Griffiths had eight students who were particularly bright but also poor enough to be regularly kicked out of school. Griffiths' mother worked at an office at Stanford where he had had a summer job. He asked the people in the office for small donations of $10 to help pay the fees, which they were able to do for a year until the students completed secondary school.
"About 10 years later, I went back to visit my school and tracked down many of these eight students," Griffiths said. "Seven of them had completed at least a bachelor's degree at the university."
One got a master's degree and published poetry in Swahili. His youngest sister is named Patricia, after Griffiths mother. Another was teaching math and physics at a government high school.
"He proudly introduced me to the rest of the staff in the teachers' room, telling them that I had helped him get an education and succeed in his life," said Griffiths, who teaches English as a second language and job skills to adults at the downtown campus of the City College of San Francisco.
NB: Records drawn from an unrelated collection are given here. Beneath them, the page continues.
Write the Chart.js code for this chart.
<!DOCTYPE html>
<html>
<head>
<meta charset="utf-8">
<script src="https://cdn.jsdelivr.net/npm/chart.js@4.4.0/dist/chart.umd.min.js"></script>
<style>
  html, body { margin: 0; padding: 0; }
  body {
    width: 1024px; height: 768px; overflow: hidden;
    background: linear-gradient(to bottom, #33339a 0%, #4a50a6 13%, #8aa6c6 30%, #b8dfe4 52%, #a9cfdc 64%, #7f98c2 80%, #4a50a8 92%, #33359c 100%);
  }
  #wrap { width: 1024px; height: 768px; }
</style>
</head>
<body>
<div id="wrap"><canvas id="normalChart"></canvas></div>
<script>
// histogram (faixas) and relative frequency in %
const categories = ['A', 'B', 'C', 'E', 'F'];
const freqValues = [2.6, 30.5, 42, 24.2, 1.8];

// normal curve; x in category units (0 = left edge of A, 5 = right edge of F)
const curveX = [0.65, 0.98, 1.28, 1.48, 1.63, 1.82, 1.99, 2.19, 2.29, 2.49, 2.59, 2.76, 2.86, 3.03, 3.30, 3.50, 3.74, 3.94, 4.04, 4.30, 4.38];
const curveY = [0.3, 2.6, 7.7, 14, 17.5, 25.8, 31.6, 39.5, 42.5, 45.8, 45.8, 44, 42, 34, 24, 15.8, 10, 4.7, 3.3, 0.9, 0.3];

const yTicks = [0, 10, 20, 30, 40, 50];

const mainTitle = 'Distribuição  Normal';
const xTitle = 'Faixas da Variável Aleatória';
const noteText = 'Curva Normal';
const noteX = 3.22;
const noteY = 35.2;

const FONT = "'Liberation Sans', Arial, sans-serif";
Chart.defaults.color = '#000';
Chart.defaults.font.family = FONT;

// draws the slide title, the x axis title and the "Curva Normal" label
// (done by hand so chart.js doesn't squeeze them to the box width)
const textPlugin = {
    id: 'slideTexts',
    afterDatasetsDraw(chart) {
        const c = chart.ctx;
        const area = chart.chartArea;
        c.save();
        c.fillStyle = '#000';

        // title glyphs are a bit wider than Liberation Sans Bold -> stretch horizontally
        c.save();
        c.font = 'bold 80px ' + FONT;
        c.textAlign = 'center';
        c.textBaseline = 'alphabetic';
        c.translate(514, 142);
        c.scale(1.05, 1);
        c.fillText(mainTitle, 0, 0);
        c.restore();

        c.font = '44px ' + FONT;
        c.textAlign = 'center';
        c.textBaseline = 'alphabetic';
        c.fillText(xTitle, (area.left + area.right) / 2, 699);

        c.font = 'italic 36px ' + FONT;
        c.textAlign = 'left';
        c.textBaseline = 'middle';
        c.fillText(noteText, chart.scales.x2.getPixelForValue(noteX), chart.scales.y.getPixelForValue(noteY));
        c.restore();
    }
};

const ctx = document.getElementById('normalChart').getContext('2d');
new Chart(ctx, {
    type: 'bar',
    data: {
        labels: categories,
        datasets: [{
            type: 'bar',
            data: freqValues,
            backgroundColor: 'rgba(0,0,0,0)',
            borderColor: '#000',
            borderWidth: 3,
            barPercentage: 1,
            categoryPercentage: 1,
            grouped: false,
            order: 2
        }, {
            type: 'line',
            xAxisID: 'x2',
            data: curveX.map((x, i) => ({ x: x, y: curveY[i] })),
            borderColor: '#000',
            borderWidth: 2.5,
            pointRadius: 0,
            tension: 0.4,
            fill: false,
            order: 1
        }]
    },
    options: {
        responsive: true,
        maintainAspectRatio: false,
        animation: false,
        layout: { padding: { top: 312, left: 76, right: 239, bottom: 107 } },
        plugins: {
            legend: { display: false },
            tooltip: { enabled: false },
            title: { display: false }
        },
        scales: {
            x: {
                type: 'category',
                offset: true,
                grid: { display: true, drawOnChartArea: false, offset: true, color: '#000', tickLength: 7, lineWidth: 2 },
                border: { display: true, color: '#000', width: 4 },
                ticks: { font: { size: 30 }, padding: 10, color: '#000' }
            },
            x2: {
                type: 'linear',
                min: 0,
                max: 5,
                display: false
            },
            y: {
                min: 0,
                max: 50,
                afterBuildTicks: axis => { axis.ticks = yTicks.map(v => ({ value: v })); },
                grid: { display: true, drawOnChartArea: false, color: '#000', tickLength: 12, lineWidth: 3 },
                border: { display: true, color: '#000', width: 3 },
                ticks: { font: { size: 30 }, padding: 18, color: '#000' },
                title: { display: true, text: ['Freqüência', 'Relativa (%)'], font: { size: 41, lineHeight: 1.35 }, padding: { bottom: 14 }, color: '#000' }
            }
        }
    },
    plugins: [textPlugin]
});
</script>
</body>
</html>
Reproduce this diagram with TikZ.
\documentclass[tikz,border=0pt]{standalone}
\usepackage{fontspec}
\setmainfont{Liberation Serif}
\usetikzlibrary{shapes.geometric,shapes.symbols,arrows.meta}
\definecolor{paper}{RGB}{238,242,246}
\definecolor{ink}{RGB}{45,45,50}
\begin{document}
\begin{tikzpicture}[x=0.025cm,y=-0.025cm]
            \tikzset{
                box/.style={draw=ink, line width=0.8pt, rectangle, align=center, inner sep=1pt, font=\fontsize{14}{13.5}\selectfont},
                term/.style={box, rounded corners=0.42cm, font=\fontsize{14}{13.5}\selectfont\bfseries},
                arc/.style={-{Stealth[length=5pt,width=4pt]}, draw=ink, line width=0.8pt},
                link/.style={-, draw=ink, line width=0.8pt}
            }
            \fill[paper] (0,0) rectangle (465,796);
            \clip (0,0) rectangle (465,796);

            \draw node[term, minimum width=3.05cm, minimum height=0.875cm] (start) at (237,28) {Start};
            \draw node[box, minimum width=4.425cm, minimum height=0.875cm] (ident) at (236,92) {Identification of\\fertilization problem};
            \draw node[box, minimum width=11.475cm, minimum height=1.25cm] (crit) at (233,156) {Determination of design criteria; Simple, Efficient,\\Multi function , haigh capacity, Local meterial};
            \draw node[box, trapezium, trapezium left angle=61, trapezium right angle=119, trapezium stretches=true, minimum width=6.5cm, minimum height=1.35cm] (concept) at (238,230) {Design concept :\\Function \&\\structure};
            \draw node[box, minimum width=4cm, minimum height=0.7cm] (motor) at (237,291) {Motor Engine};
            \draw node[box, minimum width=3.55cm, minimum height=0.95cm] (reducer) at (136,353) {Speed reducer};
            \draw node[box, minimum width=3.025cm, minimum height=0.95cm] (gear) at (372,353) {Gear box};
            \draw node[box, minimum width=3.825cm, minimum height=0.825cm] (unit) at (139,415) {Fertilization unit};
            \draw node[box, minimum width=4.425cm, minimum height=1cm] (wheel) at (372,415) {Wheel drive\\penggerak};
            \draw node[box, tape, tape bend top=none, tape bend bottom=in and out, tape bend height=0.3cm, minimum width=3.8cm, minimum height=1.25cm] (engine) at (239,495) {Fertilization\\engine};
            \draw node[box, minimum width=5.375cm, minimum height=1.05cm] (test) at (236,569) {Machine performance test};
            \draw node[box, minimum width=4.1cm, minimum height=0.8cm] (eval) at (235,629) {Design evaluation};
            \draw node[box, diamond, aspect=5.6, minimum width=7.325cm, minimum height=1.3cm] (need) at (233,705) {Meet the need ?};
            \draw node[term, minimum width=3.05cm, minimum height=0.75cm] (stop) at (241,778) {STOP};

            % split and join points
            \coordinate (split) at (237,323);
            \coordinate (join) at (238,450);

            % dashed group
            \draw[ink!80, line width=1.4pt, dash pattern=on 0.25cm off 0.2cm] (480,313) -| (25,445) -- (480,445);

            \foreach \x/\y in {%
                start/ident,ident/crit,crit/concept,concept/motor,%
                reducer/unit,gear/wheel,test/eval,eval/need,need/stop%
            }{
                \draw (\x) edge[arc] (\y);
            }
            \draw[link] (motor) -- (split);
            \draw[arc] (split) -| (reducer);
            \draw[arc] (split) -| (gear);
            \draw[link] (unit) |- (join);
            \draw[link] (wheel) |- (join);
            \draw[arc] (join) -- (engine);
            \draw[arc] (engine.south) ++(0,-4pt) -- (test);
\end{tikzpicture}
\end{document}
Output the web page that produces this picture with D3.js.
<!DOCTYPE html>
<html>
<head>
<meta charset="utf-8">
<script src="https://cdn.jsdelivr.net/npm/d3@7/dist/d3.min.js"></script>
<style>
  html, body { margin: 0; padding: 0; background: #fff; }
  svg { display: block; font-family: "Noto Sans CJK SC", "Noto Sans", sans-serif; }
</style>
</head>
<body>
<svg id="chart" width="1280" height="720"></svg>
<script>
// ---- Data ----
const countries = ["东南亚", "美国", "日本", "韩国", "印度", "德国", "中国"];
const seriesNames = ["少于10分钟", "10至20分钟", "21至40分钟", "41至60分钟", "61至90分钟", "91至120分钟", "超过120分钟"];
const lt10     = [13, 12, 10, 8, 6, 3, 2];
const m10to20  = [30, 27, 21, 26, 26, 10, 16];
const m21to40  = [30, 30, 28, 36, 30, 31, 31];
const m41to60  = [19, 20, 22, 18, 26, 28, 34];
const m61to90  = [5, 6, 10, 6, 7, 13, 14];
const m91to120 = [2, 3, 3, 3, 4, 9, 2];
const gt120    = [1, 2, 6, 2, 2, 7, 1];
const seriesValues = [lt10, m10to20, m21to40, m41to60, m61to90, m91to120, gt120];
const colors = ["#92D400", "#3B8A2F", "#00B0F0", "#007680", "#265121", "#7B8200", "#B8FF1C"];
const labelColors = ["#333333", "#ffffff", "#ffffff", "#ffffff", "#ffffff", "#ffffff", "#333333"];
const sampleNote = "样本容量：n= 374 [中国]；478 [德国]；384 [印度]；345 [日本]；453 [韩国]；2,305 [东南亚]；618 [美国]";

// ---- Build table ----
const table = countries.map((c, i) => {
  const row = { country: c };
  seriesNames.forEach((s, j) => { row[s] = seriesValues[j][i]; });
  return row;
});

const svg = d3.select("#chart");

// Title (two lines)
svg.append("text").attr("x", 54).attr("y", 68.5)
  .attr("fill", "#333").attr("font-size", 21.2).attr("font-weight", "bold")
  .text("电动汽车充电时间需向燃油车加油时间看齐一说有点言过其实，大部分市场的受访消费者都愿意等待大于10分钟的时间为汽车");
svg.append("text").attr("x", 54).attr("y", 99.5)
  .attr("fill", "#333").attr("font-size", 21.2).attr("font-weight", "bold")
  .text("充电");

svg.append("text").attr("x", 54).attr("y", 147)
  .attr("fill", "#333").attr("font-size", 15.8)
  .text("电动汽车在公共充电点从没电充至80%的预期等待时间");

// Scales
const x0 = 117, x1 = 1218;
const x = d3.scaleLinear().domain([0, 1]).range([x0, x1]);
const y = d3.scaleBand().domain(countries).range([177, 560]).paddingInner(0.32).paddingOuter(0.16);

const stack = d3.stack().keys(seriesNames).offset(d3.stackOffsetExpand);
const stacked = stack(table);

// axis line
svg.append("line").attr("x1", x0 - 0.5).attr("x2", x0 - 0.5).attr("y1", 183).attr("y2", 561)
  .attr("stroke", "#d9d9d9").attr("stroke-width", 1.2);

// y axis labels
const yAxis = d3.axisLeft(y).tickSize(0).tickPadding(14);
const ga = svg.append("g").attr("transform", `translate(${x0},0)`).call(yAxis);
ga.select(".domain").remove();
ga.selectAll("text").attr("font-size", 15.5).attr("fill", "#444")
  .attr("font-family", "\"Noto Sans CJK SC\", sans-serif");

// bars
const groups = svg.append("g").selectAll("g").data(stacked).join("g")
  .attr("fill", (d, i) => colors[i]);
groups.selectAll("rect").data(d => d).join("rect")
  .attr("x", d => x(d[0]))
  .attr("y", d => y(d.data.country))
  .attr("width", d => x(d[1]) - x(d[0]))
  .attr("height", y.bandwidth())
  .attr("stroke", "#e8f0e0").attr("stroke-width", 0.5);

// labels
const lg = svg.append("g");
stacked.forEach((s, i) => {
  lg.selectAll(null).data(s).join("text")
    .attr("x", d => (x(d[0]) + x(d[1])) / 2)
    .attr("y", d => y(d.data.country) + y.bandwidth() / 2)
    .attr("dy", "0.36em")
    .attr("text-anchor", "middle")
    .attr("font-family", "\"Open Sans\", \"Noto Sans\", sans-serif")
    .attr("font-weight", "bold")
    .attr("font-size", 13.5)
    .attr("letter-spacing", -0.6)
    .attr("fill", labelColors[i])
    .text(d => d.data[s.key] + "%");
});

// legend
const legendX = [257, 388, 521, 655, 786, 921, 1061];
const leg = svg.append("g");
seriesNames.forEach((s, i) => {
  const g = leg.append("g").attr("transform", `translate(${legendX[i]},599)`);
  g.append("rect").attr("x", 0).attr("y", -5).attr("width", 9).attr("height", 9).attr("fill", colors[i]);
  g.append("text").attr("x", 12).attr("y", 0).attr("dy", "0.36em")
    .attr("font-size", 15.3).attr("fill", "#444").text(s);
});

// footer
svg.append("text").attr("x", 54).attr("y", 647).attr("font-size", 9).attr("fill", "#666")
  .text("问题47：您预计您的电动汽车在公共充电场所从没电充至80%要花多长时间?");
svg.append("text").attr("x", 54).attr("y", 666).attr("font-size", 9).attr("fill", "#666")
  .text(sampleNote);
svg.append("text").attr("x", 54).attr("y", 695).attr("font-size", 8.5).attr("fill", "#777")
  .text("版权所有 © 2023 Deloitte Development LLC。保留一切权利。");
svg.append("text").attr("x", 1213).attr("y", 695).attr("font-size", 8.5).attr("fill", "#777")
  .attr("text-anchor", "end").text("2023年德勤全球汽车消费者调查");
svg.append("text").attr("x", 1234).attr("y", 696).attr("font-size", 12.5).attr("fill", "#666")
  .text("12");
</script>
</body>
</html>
Big challenges and small changes
|Keith Gaddis teaches teen girls in Mauritania.
Ariana Metchik, a 2005 UCLA graduate, spent two years as a community health educator in Mauritania, a West African Islamic country bordered by Senegal, Malawi and Algeria. She worked on AIDS education and polio immunization programs, organized traditional midwife training and started a health club for elementary students. But living in a patriarchal community where women had few rights was bit of a culture shock, she said - one that inspired her to start a literacy program for the women in her village, most of whom had never seen a written word. By the time she left her post in 2007, they hadn't exactly learned to read and write, she said, "but there was a whole group of women who thought there were possibilities for themselves. I think they loved learning, and I think it instilled in them the idea of a world where their daughters could learn."
Metchik, who is now working in a UCLA substance abuse research program while applying to medical schools, met her boyfriend in the Peace Corps. Fellow Mauritania volunteer Keith Gaddis, now a UCLA doctoral student in ecology and evolution, lived in the regional capital of Atar and worked with the mayor's office on setting up a trash disposal plan for the town. He later moved to the national capital and worked on after school mentoring programs for high school girls. He doubled the number of mentoring centers to 16 and started 10 more for elementary school students.
"It humbled me," Gaddis said. "At the same time it gave me a lot more confidence. It made me feel like I was resourceful."
Changes that last a lifetime
Bryant Wieneke, a UC Riverside alumnus, served as a Peace Corps volunteer in Niger teaching, in French, at an agricultural school from 1974 to 1976. The fact that he knew nothing about farming and didn't speak French gave him the confidence, he said, to think nothing is impossible.
"Another lasting effect of the Peace Corps for me was that it was the beginning of a rich life of service, which is the most rewarding way to make a living in my opinion," said Wieneke, now an assistant dean for policy in the UC Santa Barbara College of Letters and Science. "I have never been on the front lines, saving lives as a doctor or nurse or even teaching in a classroom, but I have a role at the university that makes me feel as if I'm making a contribution to young people and our society. ... My life in public service emanated from my Peace Corps experience, and I wouldn't trade it for anything."